In cognitive assessments and trivia tests, upper-class people assumed they'd perform better than others.
• It's official: Rich people really do think they're better than everybody else.
• People born into higher social classes are more overconfident and have "an exaggerated belief" that they will perform better than others, more so than those in lower classes, a new study found.
• Researchers had thousands of people from diverse social classes take cognitive assessments and trivia tests, then asked them how they thought they fared compared with others.
• People with more education, higher income, and a higher perceived social class were more overconfident, leading judges to deem them to be more competent, the study found.
Some may have long suspected it, but now science has confirmed it: Rich people really do believe they're better than everybody else.
People born into higher social classes are more overconfident and have "an exaggerated belief" that they will perform better at certain tasks than others, a perception not shared by their lower-class counterparts, a new study published Monday in the prestigious Journal of Personality and Social Psychology found.
These findings help clear up the common misconception that everyone thinks they're better than the average person, according to the study's lead author.
"Our results suggest that this type of thinking might be more prevalent among the middle and upper classes," Peter Belmi, a professor at the University of Virginia and the lead author of the study, said in a press release.
The study included a series of experiments looking at the connection between social class and overconfidence.
In one experiment, researchers looked at more than 150,000 small-business owners in Mexico who were applying for loans and got information about their income, education level, and perceived standing in society. The applicants were asked to take psychological assessments — which included a flashcard memory game — to determine their creditworthiness.
After the assessments, applicants were asked to rate how they thought they did compared with others, on a scale of 1 to 100.
The wealthier, upper-class participants were convinced they would perform better than others
The researchers found that those with more education, higher income, and a higher perceived social class had "an exaggerated belief that they would perform better than others, compared with their lower-class counterparts," the press release said.
Other experiments entailed giving participants a trivia test and then having them come back a week later for a videotaped mock hiring interview. More than 900 judges then watched the videos and rated how competent they found each applicant.
The judges deemed the overconfident upper-class people to be more competent.
"Individuals with relatively high social class were more overconfident, which in turn was associated with being perceived as more competent and ultimately more hirable, even though, on average, they were no better at the trivia test than their lower-class counterparts," Belmi said.
The disparity may come down to how people in different social classes are raised
"In the middle class, people are socialized to differentiate themselves from others, to express what they think and feel and to confidently express their ideas and opinions, even when they lack accurate knowledge," Belmi said.
Working-class people, on the other hand, are taught to embrace humility and the importance of "knowing your place" in the social hierarchy, according to Belmi.

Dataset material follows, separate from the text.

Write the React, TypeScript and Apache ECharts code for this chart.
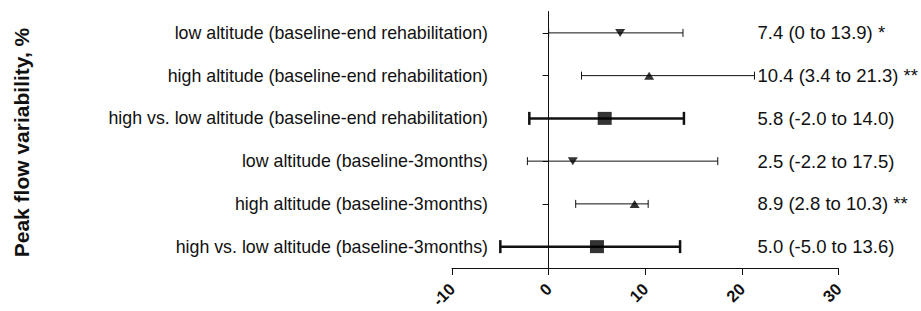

The encouragement of individualism and confidence can lead to greater success for those in the upper class.
"Advantages beget advantages," Belmi said. "Those who are born in upper-class echelons are likely to remain in the upper class, and high-earning entrepreneurs disproportionately originate from highly educated, well-to-do families."
Belmi added: "Our research suggests that social class shapes the attitudes that people hold about their abilities and that, in turn, has important implications for how class hierarchies perpetuate from one generation to the next."
Belmi's isn't the first study to find that wealthy people have skewed perceptions of themselves
In a 2015 study on empathy, the neuroscientist Michael Varnum conducted a brain-imaging study of 58 participants,who were first asked about their social class, including questions about their family income and parents' education, as Drake Baer reported for New York magazine.
Participants then took EEG tests, which track electrical activity in the brain, while being shown images of both neutral faces and faces expressing pain.
"In something of a dark irony, the respondents of higher socioeconomic status rated themselves as more empathic — a 'better-than-average effect' that Varnum followed up on in a separate study — when in reality the opposite was true," Baer wrote. The study actually found that the upper-class participants had lower neural responses to others' pain.
But it's not only the wealthy who can have skewed perceptions of themselves.
As Business Insider's Hillary Hoffower previously reported, a recent survey by INSIDER and Morning Consultfound that people's self-designated social class didn't always align with their income. Some Americans who earn less than $50,000 said they felt rich, while others who earn more than $100,000 said they felt poor.